Problem: You’ve gone against your better judgment and entered the Publisher’s Clearing House Sweepstakes.  The grand prize is one MILLION dollars. Muaahahahaha.  Because your child loves to drop the mail into the outgoing mailbox by the front office, you hand him your sweepstakes entry envelope on the way to school one morning.  He notices the grand prize is one MILLION dollars.  Muaahahahaha.  After telling you that he is POSITIVE that you are going to win, his only request on spending the winnings is……….to buy a BOX of cereal as opposed to a BAG of cereal.

Solution: There is nothing you can do.  Buy the child a box of cereal and shut your mouth.

Problem: You are very grateful that you were able to find an apartment that offered TWO bathrooms instead of one, because we all know that men are funny bathroom creatures and have very private rituals that must be observed with the utmost care while they are making use of their bathroom time, and even if there are only two people living in a dwelling, sooner or later they’re both going to have to go to the bathroom at the same time.  While the male of the species is performing ungodly tasks in the master bathroom, you make use of your child’s bathroom.  You notice the wastebasket (that you just cleaned out that morning) is now full to overflowing with tiny wadded up pieces of toilet paper.  Upon closer inspection, you discover that the wadded up pieces of toilet paper are actually ‘poop covered’ wadded up pieces of toilet paper.  This would explain the bare cardboard tube that hangs from the paper dispenser.  You use your amazingly accurate reasoning skills to deduce that it must have been the offspring.

Solution: There is nothing you can do.  Remind the child of the importance of flushing used toilet paper and pray they remember your sage advice next time.

Ultimately, there seems to be nothing you can do.  Whatever you did was all you COULD do.  When it comes to parenting, being a mom, being a dad, even just being the babysitter sometimes, there is no guide book.

All we can do is use common sense, ask for help, and never give up.  I think that’s the most important part…never give up.


November 3, 2009 - Posted by | advice | , , , ,


  1. I love your blogs.

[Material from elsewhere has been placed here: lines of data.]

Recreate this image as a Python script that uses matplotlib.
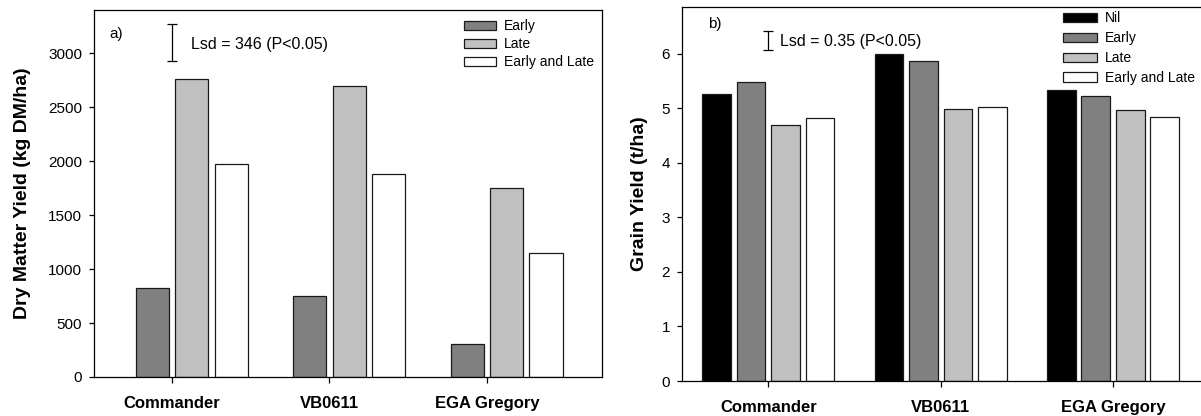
import numpy as np
import matplotlib
matplotlib.use("Agg")
import matplotlib.pyplot as plt

plt.rcParams['font.family'] = ['Liberation Sans', 'DejaVu Sans']

cultivars = ['Commander', 'VB0611', 'EGA Gregory']

# a) dry matter yield (kg DM/ha), no Nil treatment
dm_early = [825, 750, 305]
dm_late = [2760, 2700, 1747]
dm_early_late = [1970, 1880, 1150]
dm_lsd = 346

# b) grain yield (t/ha)
gy_nil = [5.26, 5.99, 5.33]
gy_early = [5.49, 5.87, 5.22]
gy_late = [4.69, 4.98, 4.97]
gy_early_late = [4.83, 5.03, 4.85]
gy_lsd = 0.35

c_nil, c_early, c_late, c_el = 'black', '#808080', '#c0c0c0', 'white'
edge = '#1a1a1a'

fig = plt.figure(figsize=(12.01, 4.16), dpi=100)
ax1 = fig.add_axes([0.0783, 0.0938, 0.4229, 0.8822])
ax2 = fig.add_axes([0.5679, 0.0841, 0.4321, 0.8991])

x = np.arange(len(cultivars))

# ---- panel a  (Nil slot left empty)
w = 0.21
ax1.bar(x - 0.125, dm_early, w, color=c_early, edgecolor=edge, lw=0.9, label='Early')
ax1.bar(x + 0.125, dm_late, w, color=c_late, edgecolor=edge, lw=0.9, label='Late')
ax1.bar(x + 0.375, dm_early_late, w, color=c_el, edgecolor=edge, lw=0.9, label='Early and Late')
ax1.set_xlim(-0.495, 2.73)
ax1.set_ylim(0, 3400)
ax1.set_yticks(np.arange(0, 3001, 500))
ax1.errorbar(0, 3100, yerr=dm_lsd / 2, color='black', capsize=3.5, lw=0.9, capthick=0.9)
ax1.text(0.12, 3077, 'Lsd = %d (P<0.05)' % dm_lsd, fontsize=11.5, va='center', ha='left')
ax1.text(-0.40, 3180, 'a)', fontsize=11, va='center', ha='left')
ax1.set_ylabel('Dry Matter Yield (kg DM/ha)', fontsize=14, fontweight='bold')
ax1.yaxis.set_label_coords(-0.124, 0.5)
ax1.legend(loc='upper left', bbox_to_anchor=(0.728, 0.975), frameon=False, fontsize=10,
           handlelength=2.3, handleheight=0.6, handletextpad=0.62, labelspacing=0.3,
           borderaxespad=0, borderpad=0)

# ---- panel b
w = 0.167
ax2.bar(x - 0.3, gy_nil, w, color=c_nil, edgecolor=edge, lw=0.9, label='Nil')
ax2.bar(x - 0.1, gy_early, w, color=c_early, edgecolor=edge, lw=0.9, label='Early')
ax2.bar(x + 0.1, gy_late, w, color=c_late, edgecolor=edge, lw=0.9, label='Late')
ax2.bar(x + 0.3, gy_early_late, w, color=c_el, edgecolor=edge, lw=0.9, label='Early and Late')
ax2.set_xlim(-0.5, 2.51)
ax2.set_ylim(0, 6.86)
ax2.set_yticks(np.arange(0, 7, 1))
ax2.errorbar(0, 6.25, yerr=gy_lsd / 2, color='black', capsize=3.5, lw=0.9, capthick=0.9)
ax2.text(0.07, 6.22, 'Lsd = %.2f (P<0.05)' % gy_lsd, fontsize=11.5, va='center', ha='left')
ax2.text(-0.35, 6.55, 'b)', fontsize=11, va='center', ha='left')
ax2.set_ylabel('Grain Yield (t/ha)', fontsize=14, fontweight='bold')
ax2.yaxis.set_label_coords(-0.0655, 0.5)
ax2.spines['right'].set_visible(False)
ax2.legend(loc='upper left', bbox_to_anchor=(0.734, 0.9885), frameon=False, fontsize=10,
           handlelength=2.45, handleheight=0.7, handletextpad=0.58, labelspacing=0.43,
           borderaxespad=0, borderpad=0)

for ax in (ax1, ax2):
    ax.set_xticks(x)
    ax.set_xticklabels(cultivars, fontsize=12, fontweight='bold')
    ax.tick_params(axis='x', length=4, width=0.9, pad=10)
    ax.tick_params(axis='y', length=3.5, width=0.9, pad=5, labelsize=11)
    for s in ax.spines.values():
        s.set_linewidth(0.9)

fig.savefig('out.png', dpi=100)
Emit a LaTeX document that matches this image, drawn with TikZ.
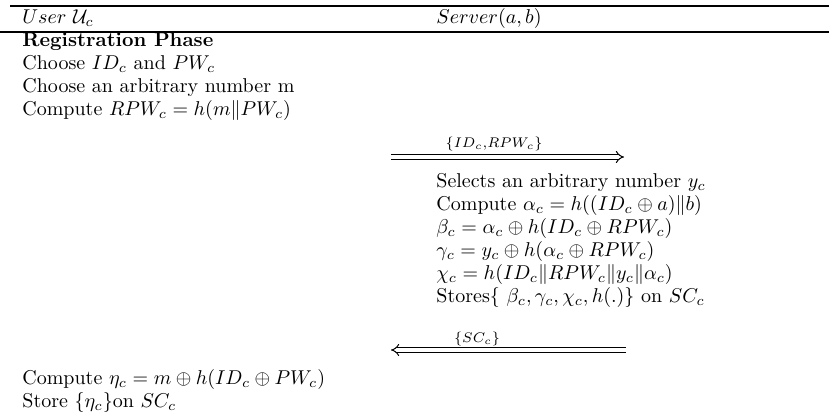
\documentclass[tikz,border=0pt]{standalone}
\usetikzlibrary{arrows.meta}
\begin{document}
\begin{tikzpicture}[x=0.5pt,y=-0.5pt,
  txt/.style={anchor=base west,inner sep=0pt,text depth=0pt,font=\fontsize{10}{12}\selectfont},
  lbl/.style={anchor=base,inner sep=0pt,font=\fontsize{7}{8}\selectfont},
  msg/.style={double,double distance=1.6pt,line width=0.5pt}]
\useasboundingbox (0,0) rectangle (829,416);
% rules
\coordinate (r1a) at (10,6); \coordinate (r1b) at (829,6);
\coordinate (r2a) at (0,32); \coordinate (r2b) at (829,32);
\draw[line width=0.6pt] (r1a) -- (r1b);
\draw[line width=0.6pt] (r2a) -- (r2b);
% headers
\node[txt] (hu) at (22,24) {$User\ \mathcal{U}_c$};
\node[txt] (hs) at (436,24) {$Server(a,b)$};
% user side
\node[txt] (u1) at (22,47) {\textbf{Registration Phase}};
\node[txt] (u2) at (22,70) {Choose $ID_c$ and $PW_c$};
\node[txt] (u3) at (22,93) {Choose an arbitrary number m};
\node[txt] (u4) at (22,116) {Compute $RPW_c=h(m\|PW_c)$};
% message 1
\coordinate (m1s) at (391,157); \coordinate (m1e) at (624,157);
\draw[msg,-{Implies}] (m1s) -- (m1e);
\node[lbl] (l1) at (494,148) {$\{ID_c{,}RPW_c\}$};
% server side
\node[txt] (s1) at (436,188) {Selects an arbitrary number $y_c$};
\node[txt] (s2) at (436,211) {Compute $\alpha_c=h((ID_c\oplus a)\|b)$};
\node[txt] (s3) at (436,234) {$\beta_c=\alpha_c\oplus h(ID_c\oplus RPW_c)$};
\node[txt] (s4) at (436,257) {$\gamma_c=y_c\oplus h(\alpha_c\oplus RPW_c)$};
\node[txt] (s5) at (436,280) {$\chi_c=h(ID_c\|RPW_c\|y_c\|\alpha_c)$};
\node[txt] (s6) at (436,303) {Stores\{ $\beta_c,\gamma_c,\chi_c,h(.)\}$ on $SC_c$};
% message 2
\coordinate (m2s) at (626,350); \coordinate (m2e) at (391,350);
\draw[msg,-{Implies}] (m2s) -- (m2e);
\node[lbl] (l2) at (477,343) {$\{SC_c\}$};
% user side end
\node[txt] (u5) at (22,385) {Compute $\eta_c=m\oplus h(ID_c\oplus PW_c)$};
\node[txt] (u6) at (22,408) {Store $\{\eta_c\}$on $SC_c$};
\end{tikzpicture}
\end{document}
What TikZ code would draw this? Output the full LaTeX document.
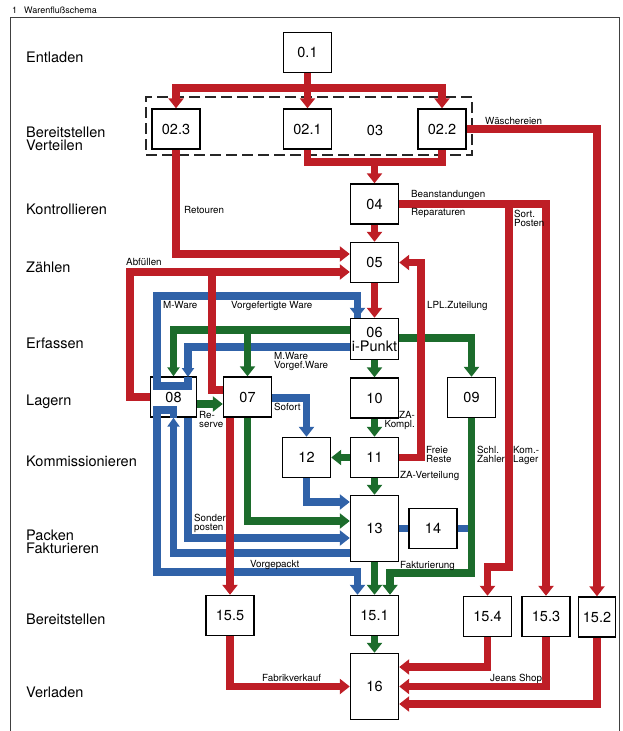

I haven’t read a parenting book with reliable solutions to everyday questions, problems, and ooops yet. So until then, I cross my fingers that I do okay.

    Comment by Tekla | November 3, 2009 | Reply

  2. Problem: 3YO comes running into the living room to tell you, semi-breathlessly,that her brother “just ate her friggin skittles”.

    Solution: Send the precocious child to time out and beat her brother for eating someone else’s friggin skittles?

    I gave it a shot :)Guess that mother-of-the-year award will go to someone else again this year.

    Comment by Maddy | November 3, 2009 | Reply

  3. All you can do is love him to pieces.

    Comment by Mom | November 3, 2009 | Reply

  4. Solution: Close the door and try to erase the picture from your retina. I tell myself this a lot.

    Comment by Liz Sanders | November 3, 2009 | Reply

  5. You realize that tomorrows blog is likely to include a segment on a plugged up toilet as the result of your advice that all that poopy paper be flushed, right?

    Comment by Janet Krueger | November 3, 2009 | Reply

  6. Ha! I love it. The blog, I mean. Your mamma is right. As my hubby says, if love a child and accept them for who they are, you can’t go wrong. I’m sure this is easier said that done sometimes.